Exercise aim: Give back exactly the lines from the beginning of the listing below to the line holding "80, 90, 100]", both ends included; the pictures stay out.

[begin Available data]

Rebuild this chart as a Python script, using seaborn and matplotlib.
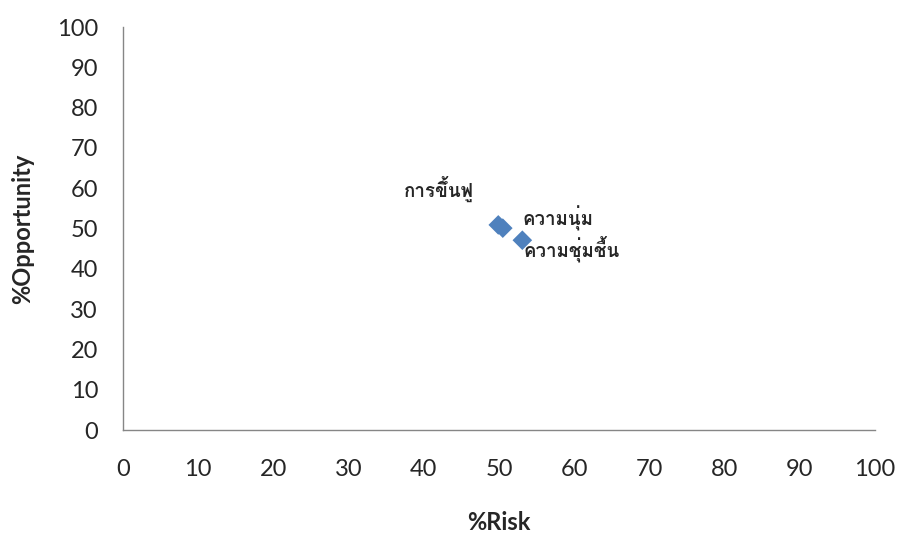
import matplotlib
matplotlib.use("Agg")
import matplotlib.pyplot as plt
import seaborn as sns
import pandas as pd

# ข้อมูลจากภาพ
labels = ["การขึ้นฟู", "ความนุ่ม", "ความชุ่มชื้น"]
risk = [49.9, 50.5, 53.1]
opportunity = [50.9, 50.1, 47.1]
ticks = [0, 10, 20, 30, 40, 50, 60, 70, 80, 90, 100]

# ตำแหน่งป้ายกำกับ (offset points) และฟอนต์ไทย
label_offsets = [(-68, 20), (14, 2), (1, -12)]
thai_font = ["Loma", "DejaVu Sans"]

df = pd.DataFrame({"risk": risk, "opportunity": opportunity, "label": labels})

sns.set_style("white")
plt.rcParams["font.family"] = ["Lato", "DejaVu Sans"]

fig = plt.figure(figsize=(9.06, 5.38), dpi=100)
ax = fig.add_axes([0.1358, 0.2007, 0.83, 0.749])

sns.scatterplot(data=df, x="risk", y="opportunity", marker="D", s=100,
                color="#4F81BD", edgecolor="none", ax=ax, zorder=3)

ax.set_xlim(0, 100)
ax.set_ylim(0, 100)
ax.set_xticks(ticks)
ax.set_yticks(ticks)
ax.tick_params(axis="x", length=0, pad=21, labelsize=17)
ax.tick_params(axis="y", length=0, pad=18, labelsize=17)
ax.set_xlabel("%Risk", fontsize=17, fontweight="bold", labelpad=22)
ax.set_ylabel("%Opportunity", fontsize=17, fontweight="bold", labelpad=16)
for s in ["top", "right"]:
    ax.spines[s].set_visible(False)
for s in ["left", "bottom"]:
    ax.spines[s].set_color("#868686")
    ax.spines[s].set_linewidth(1)

for i, lab in enumerate(labels):
    ax.annotate(lab, (risk[i], opportunity[i]), xytext=label_offsets[i],
                textcoords="offset points", ha="left", va="baseline",
                fontsize=13.5, fontweight="bold", family=thai_font)

fig.savefig("out.png", dpi=100)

[end Available data]

Written solution:
Rebuild this chart as a Python script, using seaborn and matplotlib.
import matplotlib
matplotlib.use("Agg")
import matplotlib.pyplot as plt
import seaborn as sns
import pandas as pd

# ข้อมูลจากภาพ
labels = ["การขึ้นฟู", "ความนุ่ม", "ความชุ่มชื้น"]
risk = [49.9, 50.5, 53.1]
opportunity = [50.9, 50.1, 47.1]
ticks = [0, 10, 20, 30, 40, 50, 60, 70, 80, 90, 100]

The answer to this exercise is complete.